### The task
Print the lines of the listing below verbatim from its first line through the line bearing "0.16, 0.09, 0.062]". Any pictures are to be omitted.

### Given data

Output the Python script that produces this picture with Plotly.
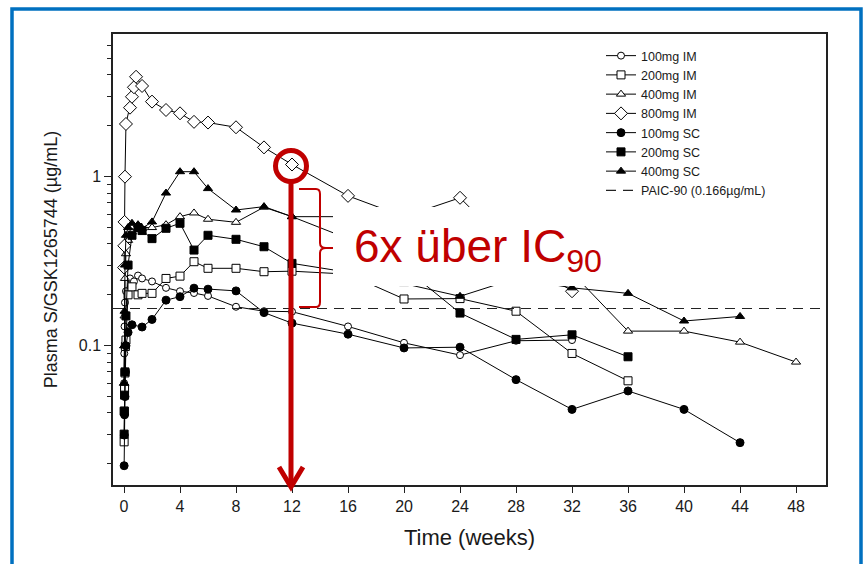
import plotly.graph_objects as go

# ---------------- data (weeks, µg/mL) ----------------
t_100_im = [0.01, 0.02, 0.04, 0.07, 0.14, 0.43, 0.71, 1.0, 1.29, 2, 3, 4, 5, 6, 8, 10, 12, 16, 20, 24, 28, 32]
v_100_im = [0.06, 0.09, 0.13, 0.18, 0.21, 0.25, 0.24, 0.26, 0.25, 0.24, 0.22, 0.21, 0.205, 0.197, 0.17, 0.16, 0.159, 0.13, 0.104, 0.088, 0.107, 0.108]

t_200_im = [0.01, 0.02, 0.04, 0.07, 0.1, 0.14, 0.29, 0.57, 1.0, 1.29, 2, 3, 4, 5, 6, 8, 10, 12, 16, 20, 24, 28, 32, 36]
v_200_im = [0.027, 0.041, 0.056, 0.069, 0.099, 0.108, 0.2, 0.223, 0.2, 0.204, 0.204, 0.25, 0.258, 0.314, 0.287, 0.287, 0.274, 0.276, 0.265, 0.189, 0.19, 0.16, 0.09, 0.062]

t_400_im = [0.01, 0.02, 0.04, 0.07, 0.14, 0.29, 0.57, 1.0, 2, 3, 4, 5, 6, 8, 10, 12, 16, 20, 24, 28, 32, 36, 40, 44, 48]
v_400_im = [0.06, 0.1, 0.15, 0.25, 0.35, 0.42, 0.47, 0.5, 0.5, 0.52, 0.58, 0.61, 0.56, 0.537, 0.66, 0.58, 0.58, 0.45, 0.35, 0.3, 0.27, 0.122, 0.122, 0.105, 0.08]

t_800_im = [0.01, 0.02, 0.04, 0.07, 0.14, 0.43, 0.57, 0.71, 0.86, 1.29, 2, 3, 4, 5, 6, 8, 10, 12, 16, 20, 24, 28, 32]
v_800_im = [0.29, 0.39, 0.54, 1.0, 2.05, 2.56, 2.97, 3.38, 3.9, 3.44, 2.78, 2.48, 2.37, 2.11, 2.09, 1.96, 1.49, 1.18, 0.77, 0.58, 0.75, 0.35, 0.21]

t_100_sc = [0.01, 0.02, 0.04, 0.07, 0.1, 0.14, 0.29, 0.57, 1.29, 2, 3, 4, 5, 6, 8, 10, 12, 16, 20, 24, 28, 32, 36, 40, 44]
v_100_sc = [0.0195, 0.0296, 0.039, 0.05, 0.07, 0.1, 0.12, 0.133, 0.129, 0.143, 0.186, 0.195, 0.219, 0.216, 0.211, 0.157, 0.136, 0.117, 0.097, 0.098, 0.063, 0.042, 0.054, 0.042, 0.0267]

t_200_sc = [0.01, 0.02, 0.04, 0.07, 0.14, 0.29, 0.57, 1.0, 1.29, 2, 3, 4, 5, 6, 8, 10, 12, 16, 20, 24, 28, 32, 36]
v_200_sc = [0.03, 0.041, 0.051, 0.07, 0.15, 0.3, 0.45, 0.5, 0.48, 0.43, 0.495, 0.53, 0.368, 0.45, 0.426, 0.385, 0.307, 0.272, 0.29, 0.156, 0.109, 0.116, 0.086]

t_400_sc = [0.01, 0.02, 0.04, 0.07, 0.14, 0.29, 0.57, 1.0, 1.29, 2, 3, 4, 5, 6, 8, 10, 12, 16, 20, 24, 28, 32, 36, 40, 44]
v_400_sc = [0.06, 0.1, 0.16, 0.3, 0.45, 0.5, 0.53, 0.52, 0.495, 0.54, 0.8, 1.07, 1.07, 0.85, 0.635, 0.665, 0.58, 0.43, 0.233, 0.196, 0.25, 0.22, 0.204, 0.14, 0.149]

paic90 = 0.166
x_ticks = [0, 4, 8, 12, 16, 20, 24, 28, 32, 36, 40, 44, 48]
y_ticks = [0.1, 1]
y_tick_text = ["0.1", "1"]
y_minor = [0.02, 0.03, 0.04, 0.05, 0.06, 0.07, 0.08, 0.09,
           0.2, 0.3, 0.4, 0.5, 0.6, 0.7, 0.8, 0.9, 2, 3, 4, 5, 6]

series = [
    ("100mg IM", t_100_im, v_100_im, "circle", "white", 7),
    ("200mg IM", t_200_im, v_200_im, "square", "white", 8),
    ("400mg IM", t_400_im, v_400_im, "triangle-up", "white", 8),
    ("800mg IM", t_800_im, v_800_im, "diamond", "white", 10),
    ("100mg SC", t_100_sc, v_100_sc, "circle", "black", 8),
    ("200mg SC", t_200_sc, v_200_sc, "square", "black", 8),
    ("400mg SC", t_400_sc, v_400_sc, "triangle-up", "black", 8),
]

# ---------------- layout geometry ----------------
W, H = 866, 564
L, R, T, B = 113, 826, 34, 485
X_RANGE = [-0.786, 50.14]
Y_RANGE = [-1.824, 0.844]
RED = "#C00000"
BLUE = "#0070C0"
FONT = "Liberation Sans, Arial, sans-serif"


def px(x):
    return (x - L) / (R - L)


def py(y):
    return (B - y) / (B - T)


fig = go.Figure()
for name, t, v, sym, fill, size in series:
    fig.add_trace(go.Scatter(
        x=t, y=v, name=name, mode="lines+markers",
        line=dict(color="black", width=1),
        marker=dict(symbol=sym, size=size, color=fill, line=dict(color="black", width=1)),
    ))

fig.add_trace(go.Scatter(
    x=X_RANGE, y=[paic90, paic90], name="PAIC-90 (0.166µg/mL)", mode="lines",
    line=dict(color="#222", width=1.2, dash="10px,7px"),
))

shapes = [
    # blue slide frame
    dict(type="rect", xref="paper", yref="paper", x0=px(12), x1=px(861), y0=py(600), y1=py(9),
         line=dict(color=BLUE, width=3.5), layer="below"),
    # white text-box background
    dict(type="rect", xref="paper", yref="paper", x0=px(333), x1=px(620), y0=py(286), y1=py(207),
         fillcolor="white", line=dict(width=0), layer="above"),
    # red circle at 12 weeks
    dict(type="circle", xref="paper", yref="paper", x0=px(291 - 15.5), x1=px(291 + 15.5),
         y0=py(166 + 15.5), y1=py(166 - 15.5), line=dict(color=RED, width=5), layer="above"),
    # red vertical arrow shaft
    dict(type="line", xref="paper", yref="paper", x0=px(291), x1=px(291), y0=py(182), y1=py(484),
         line=dict(color=RED, width=5), layer="above"),
    # arrow head
    dict(type="path", xref="paper", yref="paper",
         path=f"M {px(279)},{py(467)} L {px(291)},{py(487)} L {px(303)},{py(467)}",
         line=dict(color=RED, width=5), layer="above"),
    # curly brace
    dict(type="path", xref="paper", yref="paper",
         path=(f"M {px(299)},{py(189)} L {px(316)},{py(189)} Q {px(320)},{py(189)} {px(320)},{py(194)} "
               f"L {px(320)},{py(243)} Q {px(320)},{py(248)} {px(326)},{py(248)} L {px(333)},{py(248)} "
               f"M {px(326)},{py(248)} Q {px(320)},{py(248)} {px(320)},{py(253)} "
               f"L {px(320)},{py(302)} Q {px(320)},{py(307)} {px(316)},{py(307)} L {px(299)},{py(307)}"),
         line=dict(color=RED, width=2), layer="above"),
]

fig.update_layout(
    width=W, height=H,
    margin=dict(l=L, r=W - R, t=T, b=H - B),
    paper_bgcolor="white", plot_bgcolor="white",
    font=dict(family=FONT, color="#1a1a1a", size=16),
    showlegend=True,
    legend=dict(x=px(601), y=py(41), xanchor="left", yanchor="top",
                bgcolor="rgba(0,0,0,0)", font=dict(size=12.5, family=FONT)),
    shapes=shapes,
    annotations=[dict(xref="paper", yref="paper", x=px(352), y=py(250), xanchor="left", yanchor="middle",
                      text="6x über IC<sub>90</sub>", showarrow=False,
                      font=dict(size=46, color=RED, family=FONT))],
)

fig.update_xaxes(
    range=X_RANGE, tickvals=x_ticks, ticks="outside", ticklen=6, tickcolor="#222",
    showline=True, linecolor="#222", linewidth=1.5, mirror=True, showgrid=False, zeroline=False,
    title=dict(text="Time (weeks)", font=dict(size=22), standoff=16),
)
fig.update_yaxes(
    type="log", range=Y_RANGE, tickvals=y_ticks, ticktext=y_tick_text,
    ticks="outside", ticklen=7, tickcolor="#222",
    minor=dict(tickvals=y_minor, ticks="outside", ticklen=4, tickcolor="#222"),
    showline=True, linecolor="#222", linewidth=1.5, mirror=True, showgrid=False, zeroline=False,
    title=dict(text="Plasma S/GSK1265744 (µg/mL)", font=dict(size=18), standoff=16),
)

fig.write_html("out.html", config={"displayModeBar": False},
               post_script="document.body.style.margin='0';document.body.style.overflow='hidden';")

### Exercise output
Output the Python script that produces this picture with Plotly.
import plotly.graph_objects as go

# ---------------- data (weeks, µg/mL) ----------------
t_100_im = [0.01, 0.02, 0.04, 0.07, 0.14, 0.43, 0.71, 1.0, 1.29, 2, 3, 4, 5, 6, 8, 10, 12, 16, 20, 24, 28, 32]
v_100_im = [0.06, 0.09, 0.13, 0.18, 0.21, 0.25, 0.24, 0.26, 0.25, 0.24, 0.22, 0.21, 0.205, 0.197, 0.17, 0.16, 0.159, 0.13, 0.104, 0.088, 0.107, 0.108]

t_200_im = [0.01, 0.02, 0.04, 0.07, 0.1, 0.14, 0.29, 0.57, 1.0, 1.29, 2, 3, 4, 5, 6, 8, 10, 12, 16, 20, 24, 28, 32, 36]
v_200_im = [0.027, 0.041, 0.056, 0.069, 0.099, 0.108, 0.2, 0.223, 0.2, 0.204, 0.204, 0.25, 0.258, 0.314, 0.287, 0.287, 0.274, 0.276, 0.265, 0.189, 0.19, 0.16, 0.09, 0.062]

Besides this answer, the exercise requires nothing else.